Pavillon luxembourgeois à Osaka, vitrine d’une circularité contrôlée de A à Z

À l’Exposition universelle d’Osaka 2025, le Luxembourg dévoile un pavillon pionnier qui allie durabilité, innovation architecturale et immersion numérique, fruit d’un effort collectif entre institutions, entreprises et experts.

À l’occasion de la dernière édition de la conférence Meet & Build, coorganisée par l’IFSB, le CNCD et le CDEC, le pavillon du Luxembourg à l’Exposition universelle d’Osaka 2025 a été mis à l’honneur comme un projet emblématique, autant pour son audace architecturale et technologique que pour son engagement circulaire.

Alexis Sikora, directeur de l’IFSB, a ouvert les échanges en saluant l’initiative du CNCD, soulignant une thématique «  moins technique  » mais tout aussi stratégique pour le secteur. Il a rappelé l’ambition du projet : valoriser à l’international la diversité des compétences luxembourgeoises. « Les premiers retours sont très positifs. Nous avons un pavillon qui est très réussi.  »

Paul Schosseler, co-président du CNCD (Conseil National pour la Construction Durable) et représentant du GIE Luxembourg@Expo2025Osaka, est revenu sur la genèse du projet. Dès 2022, l’équipe se confronte à un triple défi : concevoir un bâtiment éphémère, adapté aux normes japonaises et porteur de valeurs fortes. Il est séduit par la proposition architecturale. «   C’est une réflexion poussée sur la circularité et une démarche prouvant que ça fonctionne aussi localement, avec des matériaux locaux, du réemploi et des boucles fermées.  »

Alexis Sikora (IFSB), Bruno Renders (CNCD) et Paul Schosseler (GIE Luxembourg@Expo2025Osaka)
Alexis Sikora (IFSB), Bruno Renders (CNCD) et Paul Schosseler (GIE Luxembourg@Expo2025Osaka)

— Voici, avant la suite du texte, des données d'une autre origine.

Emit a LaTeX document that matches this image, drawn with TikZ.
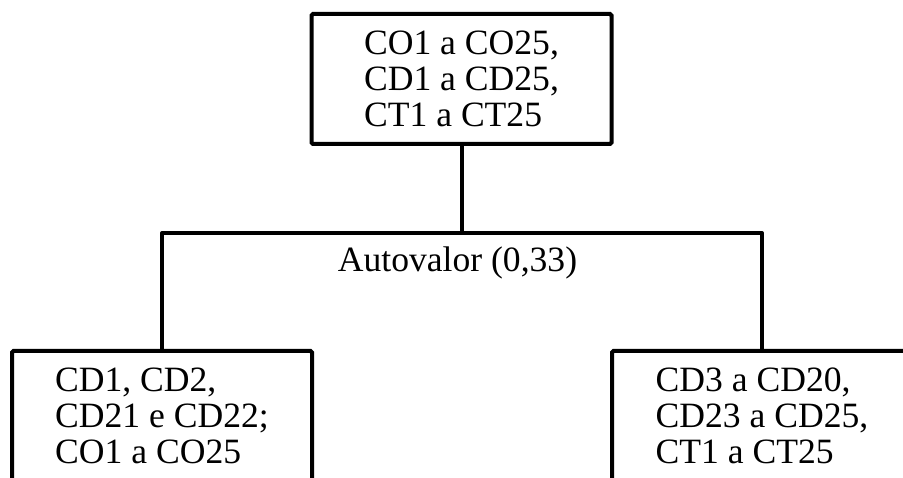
\documentclass[tikz,border=0pt]{standalone}
\usepackage{fontspec}
\setmainfont{Liberation Serif}
\usetikzlibrary{positioning}

\tikzset{
  group/.style={draw, line width=4pt, rounded corners=1.5pt, minimum width=300pt,
    minimum height=130pt, align=flush left, inner sep=0pt,
    font=\fontsize{35.6}{36}\selectfont},
  branch/.style={line width=4pt, line join=round}
}

\begin{document}
\begin{tikzpicture}[x=1pt, y=1pt]

  % picture frame, 903 x 477
  \clip (0,0) rectangle (903,477);
  \fill[white] (0,0) rectangle (903,477);

  % top group and the two groups below
  \node[group] (all) at (461.5,398) {CO1 a CO25,\\CD1 a CD25,\\CT1 a CT25};
  \node[group] (grpA) at (162,61) {CD1, CD2,\\CD21 e CD22;\\CO1 a CO25};
  \node[group] (grpB) at (762,61) {CD3 a CD20,\\CD23 a CD25,\\CT1 a CT25};

  % split level
  \coordinate (split) at (all.south |- 0,244);

  % connectors
  \draw[branch] (all.south) -- (split);
  \draw[branch] (grpA.north) -- (grpA.north |- split) -- (grpB.north |- split) -- (grpB.north);

  % split label
  \node[font=\fontsize{35.6}{36}\selectfont] (autoval) at ([shift={(-4pt,-30pt)}]split) {Autovalor (0,33)};
\end{tikzpicture}
\end{document}
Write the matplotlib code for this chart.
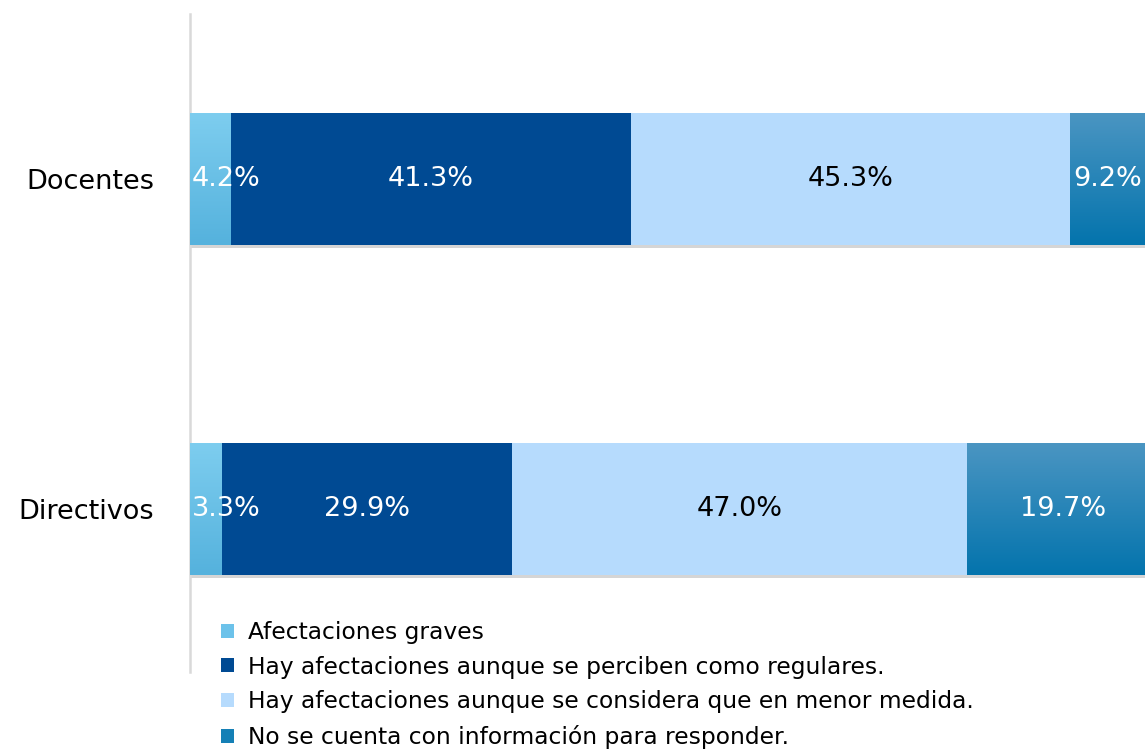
import numpy as np
import matplotlib
matplotlib.use('Agg')
import matplotlib.pyplot as plt
from matplotlib.patches import Patch
from matplotlib.colors import LinearSegmentedColormap
import matplotlib.patheffects as pe

plt.rcParams['font.family'] = ['DejaVu Sans']

# Datos
grupos = ['Directivos', 'Docentes']
categorias = ['Afectaciones graves',
              'Hay afectaciones aunque se perciben como regulares.',
              'Hay afectaciones aunque se considera que en menor medida.',
              'No se cuenta con información para responder.']
graves = [3.3, 4.2]
regulares = [29.9, 41.3]
menor = [47.0, 45.3]
sin_info = [19.7, 9.2]

colores = ['#6cc2ea', '#004a93', '#b6dbfd', '#1580b6']
# degradado: (arriba, abajo)
gradientes = {0: ('#7dcdef', '#55b2dd'), 3: ('#4a95c2', '#0474ad')}
color_texto = ['white', 'white', 'black', 'white']

fig = plt.figure(figsize=(11.45, 7.51), dpi=100)
ax = fig.add_axes([190 / 1145, 79 / 751, 969 / 1145, 658 / 751])
ax.set_xlim(0, 100)
ax.set_ylim(-0.494, 1.5)

# borde derecho visible de la figura en unidades de datos
x_visible = ax.transData.inverted().transform(fig.transFigure.transform((1, 0)))[0]

series = [graves, regulares, menor, sin_info]
y = np.arange(len(grupos))
izq = np.zeros(len(grupos))
sombra = [pe.SimplePatchShadow(offset=(0, -2), shadow_rgbFace='#777777', alpha=0.3), pe.Normal()]

for i, vals in enumerate(series):
    vals = np.array(vals)
    barras = ax.barh(y, vals, left=izq, height=0.4, color=colores[i], zorder=2,
                     path_effects=sombra)
    if i in gradientes:
        cmap = LinearSegmentedColormap.from_list('g%d' % i, list(gradientes[i]))
        for b in barras:
            x0, y0 = b.get_x(), b.get_y()
            w, h = b.get_width(), b.get_height()
            im = ax.imshow(np.linspace(1, 0, 64).reshape(-1, 1), cmap=cmap, aspect='auto',
                           extent=[x0, x0 + w, y0, y0 + h], origin='lower', zorder=3)
            im.set_clip_path(b)
    for j, v in enumerate(vals):
        etiqueta = f'{v:.1f}%'
        if v < 6:
            ax.text(izq[j] + 0.2, y[j], etiqueta, ha='left', va='center',
                    color=color_texto[i], fontsize=19.5, zorder=5)
        elif izq[j] + v / 2 + 3.5 > x_visible:
            ax.text(x_visible - 0.3, y[j], etiqueta, ha='right', va='center',
                    color=color_texto[i], fontsize=19.5, zorder=5)
        else:
            ax.text(izq[j] + v / 2, y[j], etiqueta, ha='center', va='center',
                    color=color_texto[i], fontsize=19.5, zorder=5)
    izq += vals

ax.set_yticks(y)
ax.set_yticklabels(grupos, fontsize=19.5)
ax.tick_params(axis='y', length=0, pad=26)
ax.set_xticks([])
for s in ['top', 'right', 'bottom']:
    ax.spines[s].set_visible(False)
ax.spines['left'].set_color('#d9d9d9')
ax.spines['left'].set_linewidth(1.8)

handles = [Patch(facecolor=c, edgecolor='none') for c in colores]
fig.legend(handles, categorias, loc='upper left', bbox_to_anchor=(221 / 1145, 1 - 621 / 751),
           frameon=False, fontsize=16.8, handlelength=0.55, handleheight=0.55,
           handletextpad=0.6, labelspacing=0.5, borderaxespad=0, borderpad=0)

fig.savefig('out.png', dpi=100)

Un manifeste pour la construction circulaire

Bruno Renders, co-président du CNCD, a appelé à une transformation systémique du bâtiment. «  Il faut arriver à faire mieux avec moins  », a-t-il résumé, insistant sur la nécessité de sobriété et de décarbonation dans le secteur. Il voit dans le pavillon une déclaration d’intention concrète, où éphémère et durable ne s’opposent pas. «   Ce projet montre qu’il y a des choses qui aujourd’hui peuvent devenir permanentes demain.  »

Côté architecture, Arnaud De Meyer (agence STDM) a détaillé une approche radicalement locale, modulaire et démontable. « Le pavillon est situé sur l’île artificielle de Yumeshima. Il est entièrement conçu avec des matériaux standards japonais, choisis pour leur potentiel de réutilisation. Ce n’est pas le pavillon le plus rond ni le plus végétalisé qui est le plus vertueux. »
Plutôt qu’un design imposé, l’équipe est partie d’un inventaire de ressources disponibles, créant une structure composée de modules standardisés pour minimiser les découpes. « La toiture en polyester recyclé symbolise l’unité du projet. Elle protège les volumes, capte l’eau de pluie, et incarne l’esprit du Luxembourg. »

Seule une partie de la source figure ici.